From the readings this week, I saw two major themes emerge:
- Distant vs. close reading (perhaps as a parallel for structural vs. individual patterns)
- It’s ironic to me that Jocker makes the claim that close reading has been rendered “totally inappropriate” and then goes on to — at least Mandel argues — recreate or embed a sexist structure within his distant reading analysis.
- Something like… negative definition? Defining something by its relation to other things (how like or unlike it is)

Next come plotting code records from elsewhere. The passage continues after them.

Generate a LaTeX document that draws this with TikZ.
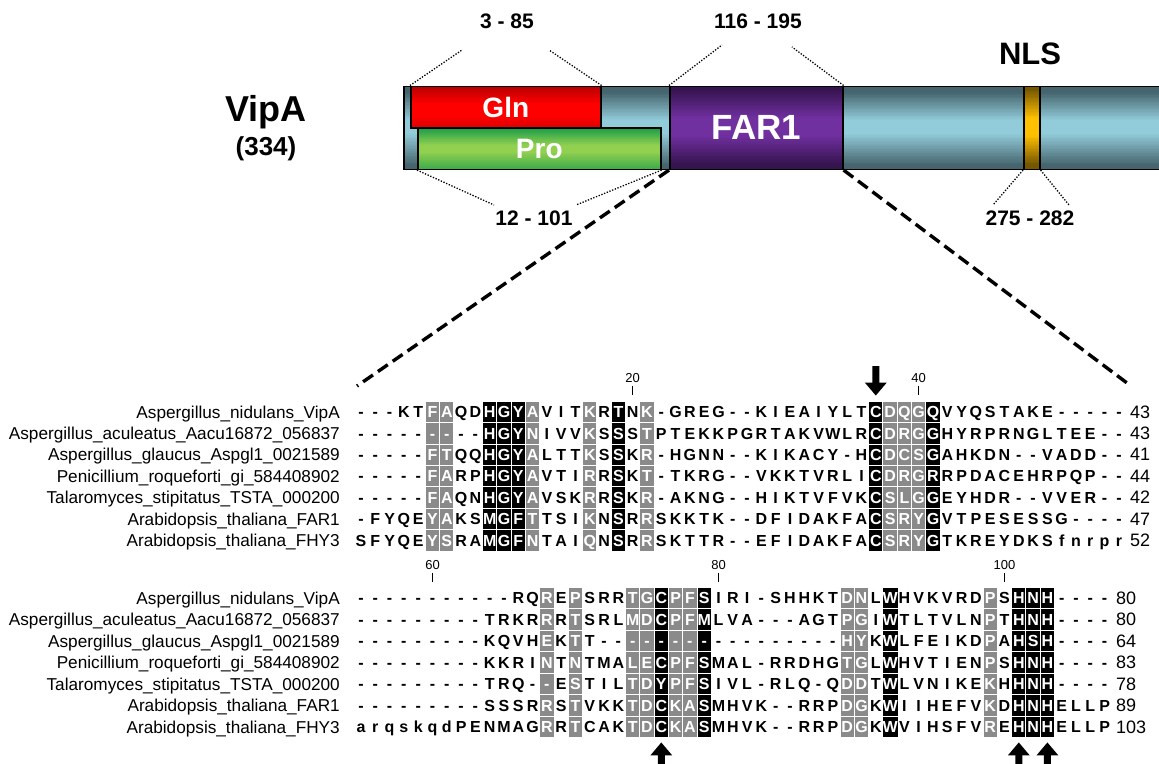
\documentclass[tikz,border=0pt]{standalone}
\usepackage{fontspec}
\setmainfont{Liberation Sans}
\usetikzlibrary{arrows.meta}

% domain colours
\definecolor{tealdk}{HTML}{45646D}
\definecolor{teallt}{HTML}{92CBD9}
\definecolor{reddk}{HTML}{B80000}
\definecolor{redlt}{HTML}{FF0000}
\definecolor{grndk}{HTML}{1C9E48}
\definecolor{grnlt}{HTML}{92D050}
\definecolor{purdk}{HTML}{36144F}
\definecolor{purlt}{HTML}{7030A0}
\definecolor{golddk}{HTML}{765700}
\definecolor{goldlt}{HTML}{FFC000}
\definecolor{resgray}{HTML}{8A8A8A}

% vertical gradient made of thin bands: dark colour #5 at the edges, light
% colour #6 inside; the dark share falls from #8 at the top edge to 0 at
% fraction #7 of the height, and rises from 0 at fraction #9 to #10 at the bottom
\newcommand\gradfill[4]{\def\gx{#1}\def\gy{#2}\def\gX{#3}\def\gY{#4}\gradfillx}
\newcommand\gradfillx[6]{%
  \foreach \k in {0,...,59}{%
    \pgfmathsetmacro\gt{(\k+0.5)/60}%
    \pgfmathsetmacro\gtop{\gt<#3 ? #4*(#3-\gt)/#3 : 0}%
    \pgfmathsetmacro\gbot{\gt>#5 ? #6*(\gt-#5)/(1-#5) : 0}%
    \pgfmathtruncatemacro\gp{min(100,\gtop+\gbot)}%
    \fill[#1!\gp!#2] (\gx,{\gy+(\gY-\gy)*\k/60}) rectangle (\gX,{\gy+(\gY-\gy)*(\k+1)/60+0.4});
  }}

% alignment rows: one node per residue, shading code g = grey, k = black, . = none
\newcount\alncol
\newcommand\alnrow[5]{% #1 block, #2 row, #3 y, #4 residues, #5 shading codes
  \def\alnb{#1}\def\alnr{#2}\def\alny{#3}%
  \alncol=0
  \alnstep#4\relax#5\relax}
\def\alnstep#1#2\relax#3#4\relax{%
  \advance\alncol by 1
  \alncell{#1}{#3}%
  \ifx\relax#2\relax\else\alnstep#2\relax#4\relax\fi}
\newcommand\alncell[2]{%
  \pgfmathsetmacro\alnx{361+(\the\alncol-1)*14.3}%
  \ifx g#2\node[res,resg] (a\alnb r\alnr c\the\alncol) at (\alnx,\alny) {#1};%
  \else\ifx k#2\node[res,resk] (a\alnb r\alnr c\the\alncol) at (\alnx,\alny) {#1};%
  \else\node[res] (a\alnb r\alnr c\the\alncol) at (\alnx,\alny) {#1};%
  \fi\fi}

\begin{document}
\begin{tikzpicture}[x=1pt,y=-1pt,
  dom/.style={draw=black, line width=1.6pt, inner sep=0pt, anchor=north west},
  domtxt/.style={text=white, font=\bfseries\fontsize{#1}{#1}\selectfont},
  lbl/.style={font=\bfseries\fontsize{#1}{#1}\selectfont, inner sep=0pt, anchor=base},
  guide/.style={line width=1.3pt, dash pattern=on 1.3pt off 1.6pt},
  zoomline/.style={line width=3.4pt, dash pattern=on 12pt off 6pt},
  res/.style={inner sep=0pt, minimum width=13.3pt, minimum height=20.4pt,
    text height=11.5pt, text depth=0pt, font=\bfseries\fontsize{16}{18}\selectfont},
  resg/.style={fill=resgray, text=white},
  resk/.style={fill=black, text=white},
  seqname/.style={anchor=east, inner sep=0pt, text height=12.3pt, text depth=0pt,
    font=\fontsize{17.2}{19}\selectfont},
  seqend/.style={anchor=west, inner sep=0pt, text height=12.3pt, text depth=0pt,
    font=\fontsize{18}{20}\selectfont},
  tick/.style={font=\fontsize{13}{15}\selectfont, inner sep=0pt},
  ticklin/.style={line width=0.9pt},
  site/.style={line width=7pt, -{Triangle[width=21pt,length=13pt]}}
]
\useasboundingbox (0,0) rectangle (1159,763);

% ---- domain map ----
\gradfill{403}{85.5}{1170}{168.5}{tealdk}{teallt}{0.42}{125}{0.58}{110}
\node[dom, minimum width=770pt, minimum height=83pt] (bar) at (403,85.5) {};
\gradfill{417}{127}{660}{168.5}{grndk}{grnlt}{0.45}{110}{0.6}{70}
\node[dom, minimum width=243pt, minimum height=41.5pt, domtxt=28] (pro) at (417,127) {Pro};
\gradfill{410}{85.5}{600}{127}{reddk}{redlt}{0.45}{110}{0.75}{45}
\node[dom, minimum width=190pt, minimum height=41.5pt, domtxt=28] (gln) at (410,85.5) {Gln};
\gradfill{669}{85.5}{842}{168.5}{purdk}{purlt}{0.4}{115}{0.6}{115}
\node[dom, minimum width=173pt, minimum height=83pt, domtxt=35] (far) at (669,85.5) {FAR1};
\gradfill{1023}{85.5}{1039}{168.5}{golddk}{goldlt}{0.4}{115}{0.6}{115}
\node[dom, minimum width=16pt, minimum height=83pt] (nls) at (1023,85.5) {};

\node[lbl=36] (vipa) at (266,121.4) {VipA};
\node[lbl=26] (len) at (266,155.3) {(334)};
\node[lbl=21] (rgln) at (507,28.5) {3 - 85};
\node[lbl=21] (rfar) at (758,28.5) {116 - 195};
\node[lbl=31] (lnls) at (1030,64.1) {NLS};
\node[lbl=21] (rpro) at (534,225.5) {12 - 101};
\node[lbl=21] (rnls) at (1030,225.5) {275 - 282};

\coordinate (gA) at (462,50);  \coordinate (gB) at (549,50);
\coordinate (fA) at (722,45);  \coordinate (fB) at (792,47);
\coordinate (pA) at (494,205); \coordinate (pB) at (576,205);
\coordinate (nA) at (993,205); \coordinate (nB) at (1069,205);
\draw[guide] (gln.north west) -- (gA);
\draw[guide] (gln.north east) -- (gB);
\draw[guide] (far.north west) -- (fA);
\draw[guide] (far.north east) -- (fB);
\draw[guide] (pro.south west) -- (pA);
\draw[guide] (pro.south east) -- (pB);
\draw[guide] (nls.south west) -- (nA);
\draw[guide] (nls.south east) -- (nB);

\coordinate (zl) at (357,386);
\coordinate (zr) at (1131,386);
\draw[zoomline] (far.south west) -- (zl);
\draw[zoomline] (far.south east) -- (zr);

% ---- alignment, block 1 ----
\alnrow{1}{1}{412}{---KTFAQDH GYAVITKRTN K-GREG--KI EAIYLTCDQG QVYQSTAKE- ----}{.....gg..k kkg...g.k. g......... ......kggg k......... ....}
\alnrow{1}{2}{433.4}{---------H GYNIVVKSSS TPTEKKPGRT AKVWLRCDRG GHYRPRNGLT EE--}{.....gg..k kkg...g.k. g......... ......kggg k......... ....}
\alnrow{1}{3}{454.8}{-----FTQQH GYALTTKSSK R-HGNN--KI KACY-HCDCS GAHKDN--VA DD--}{.....gg..k kkg...g.k. g......... ......kggg k......... ....}
\alnrow{1}{4}{476.2}{-----FARPH GYAVTIRRSK T-TKRG--VK KTVRLICDRG RRPDACEHRP QP--}{.....gg..k kkg...g.k. g......... ......kggg k......... ....}
\alnrow{1}{5}{497.6}{-----FAQNH GYAVSKRRSK R-AKNG--HI KTVFVKCSLG GEYHDR--VV ER--}{.....gg..k kkg...g.k. g......... ......kggg k......... ....}
\alnrow{1}{6}{519}{-FYQEYAKSM GFTTSIKNSR RSKKTK--DF IDAKFACSRY GVTPESESSG ----}{.....gg..k kkg...g.k. g......... ......kggg k......... ....}
\alnrow{1}{7}{540.4}{SFYQEYSRAM GFNTAIQNSR RSKTTR--EF IDAKFACSRY GTKREYDKSf nrpr}{.....gg..k kkg...g.k. g......... ......kggg k......... ....}

% ---- alignment, block 2 ----
\alnrow{2}{1}{598}{---------- -RQREPSRRT GCPFSIRI-S HHKTDNLWHV KVRDPSHNH- ---}{.......... ...g.g...g gkggk..... ....gg.k.. ....g.kkk. ...}
\alnrow{2}{2}{619.5}{---------T RKRRRTSRLM DCPFMLVA-- -AGTPGIWTL TVLNPTHNH- ---}{.......... ...g.g...g gkggk..... ....gg.k.. ....g.kkk. ...}
\alnrow{2}{3}{641}{---------K QVHEKTT--- ---------- ----HYKWLF EIKDPAHSH- ---}{.......... ...g.g...g gkggk..... ....gg.k.. ....g.kkk. ...}
\alnrow{2}{4}{662.5}{---------K KRINTNTMAL ECPFSMAL-R RDHGTGLWHV TIENPSHNH- ---}{.......... ...g.g...g gkggk..... ....gg.k.. ....g.kkk. ...}
\alnrow{2}{5}{684}{---------T RQ--ESTILT DYPFSIVL-R LQ-QDDTWLV NIKEKHHNH- ---}{.......... ...g.g...g gkggk..... ....gg.k.. ....g.kkk. ...}
\alnrow{2}{6}{705.5}{---------S SSRRSTVKKT DCKASMHVK- -RRPDGKWII HEFVKDHNHE LLP}{.......... ...g.g...g gkggk..... ....gg.k.. ....g.kkk. ...}
\alnrow{2}{7}{727}{arqskqdPEN MAGRRTCAKT DCKASMHVK- -RRPDGKWVI HSFVREHNHE LLP}{.......... ...g.g...g gkggk..... ....gg.k.. ....g.kkk. ...}

% sequence names and end positions
\foreach \nm [count=\i] in {Aspergillus\_nidulans\_VipA, Aspergillus\_aculeatus\_Aacu16872\_056837,
    Aspergillus\_glaucus\_Aspgl1\_0021589, Penicillium\_roqueforti\_gi\_584408902,
    Talaromyces\_stipitatus\_TSTA\_000200, Arabidopsis\_thaliana\_FAR1, Arabidopsis\_thaliana\_FHY3} {
  \node[seqname] (n1r\i) at (340,{412+(\i-1)*21.4}) {\nm};
  \node[seqname] (n2r\i) at (340,{598+(\i-1)*21.5}) {\nm};
}
\foreach \v [count=\i] in {43,43,41,44,42,47,52}
  \node[seqend] (e1r\i) at (1130,{412+(\i-1)*21.4}) {\v};
\foreach \v [count=\i] in {80,80,64,83,78,89,103}
  \node[seqend] (e2r\i) at (1116,{598+(\i-1)*21.5}) {\v};

% position ruler
\foreach \lab/\c in {20/20,40/40} {
  \node[tick] (t\lab) at ({361+(\c-1)*14.3},378) {\lab};
  \draw[ticklin] (t\lab.south) ++(0,3) -- ++(0,9);
}
\foreach \lab/\c in {60/6,80/26,100/46} {
  \node[tick] (t\lab) at ({361+(\c-1)*14.3},565) {\lab};
  \draw[ticklin] (t\lab.south) ++(0,3) -- ++(0,9);
}

% marked residues
\coordinate (dn1) at (875.8,366);
\coordinate (up1) at (661.3,775);
\coordinate (up2) at (1018.8,775);
\coordinate (up3) at (1047.4,775);
\draw[site, shorten >=6pt] (dn1) -- (a1r1c37.north);
\draw[site, shorten >=5pt] (up1) -- (a2r7c22.south);
\draw[site, shorten >=5pt] (up2) -- (a2r7c47.south);
\draw[site, shorten >=5pt] (up3) -- (a2r7c49.south);
\end{tikzpicture}
\end{document}
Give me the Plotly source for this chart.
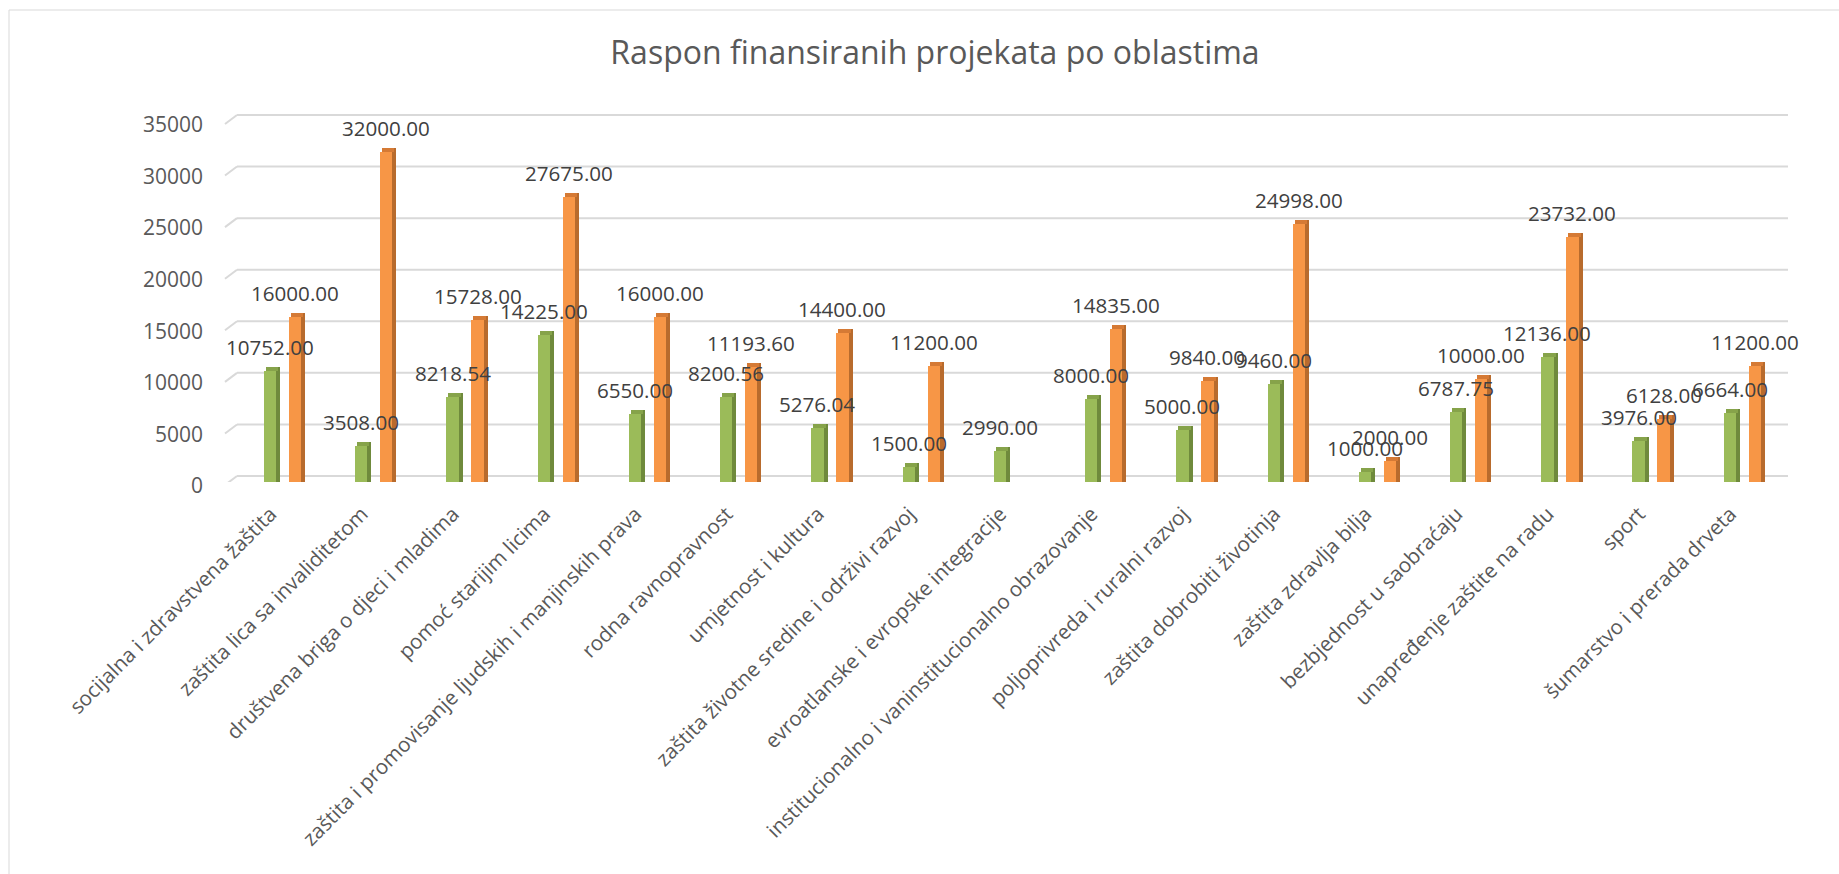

- In So & Roland, “white” and “black texts” defined relative to each other
- I found it rich in meaning that the absence of the word “white” in a text was a strong indicator that a text was by a white author; whiteness defined by its very absence
- Comp titles being a means of defining what kind of books are expected to find commercial success
- A parallel in Mandel’s discussion of the conservatism of statistics and Bayesian probability
- In So & Roland, “white” and “black texts” defined relative to each other
Questions I have coming out of the reading:
- Mandel criticizes Jocker’s analysis as veering from a study of style instead to mere counting. How does one find the line between such approaches, especially when using quantitative methods?
- Maybe Mandel argues that there never is a line, it’s always both? (“The biological binary…is a textual and numerical” [production].)
- The shift in the So & Roland essay from categorizing texts along a racial binary to instead a spectrum of probability seemed brilliant, and opened up a lot of avenues of inquiry. And Mandel speaks of “animat[ing] numerical processes.” But it feels hard to know how to design projects this way from the outset. Do you find that after some time in the field, digital humanists can kind of “slice and dice” their research questions this way or is it really a matter of experimenting and seeing which way the data leads the research?